I want to make one thing clear: we never set out to rewild our children, at least to the extent that I understand rewilding to mean an emergence of body, mind, and spirit within the natural world. Truthfully, we sought only to provide them the opportunity to fully inhabit their childhoods and their learning, in whatever ways felt most enriching. The fact that much of this occurred in the woods had at least as much to do with geographic circumstances as it did with philosophy. This is not to say that we didn’t have hopes and aspirations for our sons; of course we did. And still do. They’re our children, after all.

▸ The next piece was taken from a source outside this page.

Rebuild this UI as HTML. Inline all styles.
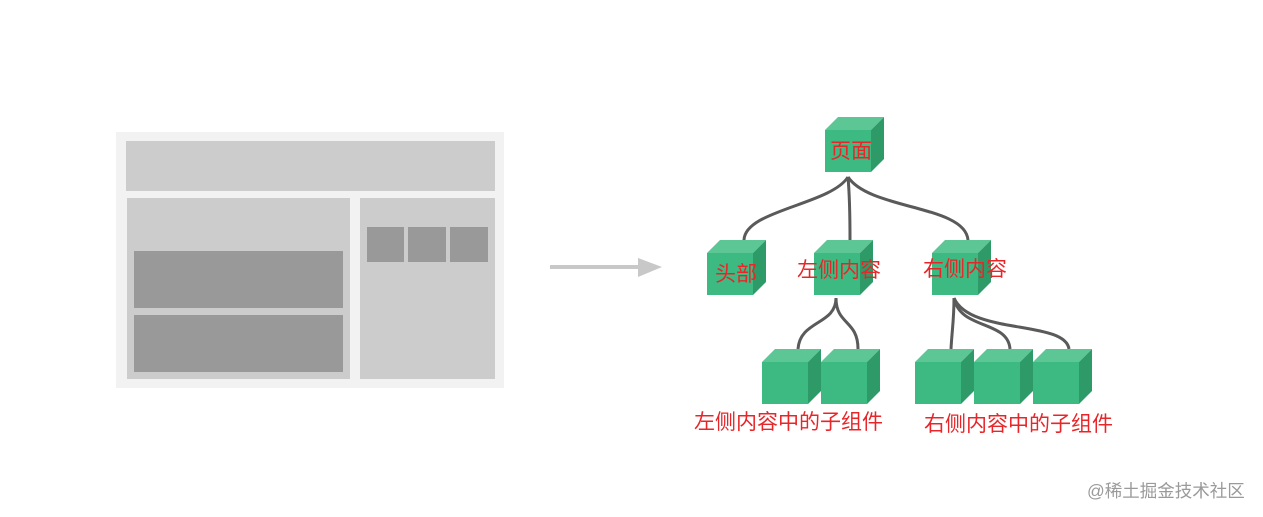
<!DOCTYPE html>
<html><head><meta charset="utf-8"><style>
html,body{margin:0;padding:0;background:#fff;width:1263px;height:517px;overflow:hidden}
svg text{font-family:"Liberation Sans","Noto Sans CJK SC",sans-serif}
</style></head><body>
<svg width="1263" height="517" viewBox="0 0 1263 517" xmlns="http://www.w3.org/2000/svg">
<defs>
<g id="cube">
<polygon points="0,0 13,-13 59,-13 46,0" fill="#5cc795"/>
<polygon points="46,0 59,-13 59,29 46,42" fill="#2e9a68"/>
<rect x="0" y="0" width="46" height="42" fill="#3dba82"/>
</g>
</defs>
<rect x="116" y="132" width="388" height="256" fill="#f2f2f2"/>
<rect x="126" y="141" width="369" height="50" fill="#cccccc"/>
<rect x="127" y="198" width="223" height="181" fill="#cccccc"/>
<rect x="360" y="198" width="135" height="181" fill="#cccccc"/>
<rect x="134" y="251" width="209" height="57" fill="#999"/>
<rect x="134" y="315" width="209" height="57" fill="#999"/>
<rect x="367" y="227" width="37" height="35" fill="#999"/>
<rect x="408" y="227" width="38" height="35" fill="#999"/>
<rect x="450" y="227" width="38" height="35" fill="#999"/>
<line x1="550" y1="267" x2="640" y2="267" stroke="#c8c8c8" stroke-width="4"/>
<polygon points="638,258 662,267 638,277" fill="#c8c8c8"/>
<g fill="none" stroke="#5a5a5a" stroke-width="3">
<path d="M848,177 C830,205 745,210 744,240"/>
<path d="M848,177 C850,200 850,220 850,240"/>
<path d="M848,177 C870,210 965,205 968,240"/>
<path d="M836,298 C836,325 800,320 798,349"/>
<path d="M836,298 C836,325 858,320 858,349"/>
<path d="M954,298 C954,320 952,330 951,349"/>
<path d="M954,298 C960,330 1008,320 1010,349"/>
<path d="M954,298 C970,335 1065,320 1069,349"/>
</g>
<use href="#cube" x="825" y="130"/>
<use href="#cube" x="707" y="253"/>
<use href="#cube" x="814" y="253"/>
<use href="#cube" x="932" y="253"/>
<use href="#cube" x="762" y="362"/>
<use href="#cube" x="821" y="362"/>
<use href="#cube" x="915" y="362"/>
<use href="#cube" x="974" y="362"/>
<use href="#cube" x="1033" y="362"/>
<g fill="#e8262a" font-size="21">
<text x="830" y="158">页面</text>
<text x="715" y="281">头部</text>
<text x="797" y="277">左侧内容</text>
<text x="923" y="276">右侧内容</text>
<text x="694" y="429">左侧内容中的子组件</text>
<text x="924" y="431">右侧内容中的子组件</text>
</g>
<text x="1087" y="497" font-size="17.5" fill="#9a9a9a">@稀土掘金技术社区</text>
</svg>
</body></html>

But I’ve come to believe that modern parents too often do a poor job of distinguishing between responsibility and control. Which is to say, it is our responsibility to provide a base level of material, intellectual, and emotional support for our children, along with experiences that will enrich their lives. But we cannot control the outcome. Perhaps our children will develop into the capable, compassionate, and successful (however we define success) people we fervently want them to be. And perhaps, in ways that may be disappointing or flat-out painful, they will not. Almost certainly, their interests and lives will evolve in surprising and delightful ways.
With the passage of time, I have become increasingly aware of a particular sort of irony that runs rampant in the unschooling and rewilding communities, which are joined at the hip by an ethos of freedom and self-reliance. We choose a more liberated approach to our children’s upbringing at least partially out of a well-intentioned desire to ensure the development of specific qualities: curiosity and courage, resilience and resourcefulness. We want to instill a strong sense of place and a connection to something larger than themselves, something that helps them understand the world is not solely the domain of humankind.
In and of itself, this desire is not problematic; I doubt there’s a parent alive who doesn’t want their child to develop specific qualities. It’s when we link these qualities to a particular outcome that we begin to lose our way, that we conflate responsibility with control. I know that Penny and I have been guilty of this. Perhaps, in ways I don’t yet fully understand, we still are.
You can want all the freedom in the world for your children, and you can do your best to provide it. But what they do with it? That, my friend, is simply not up to you.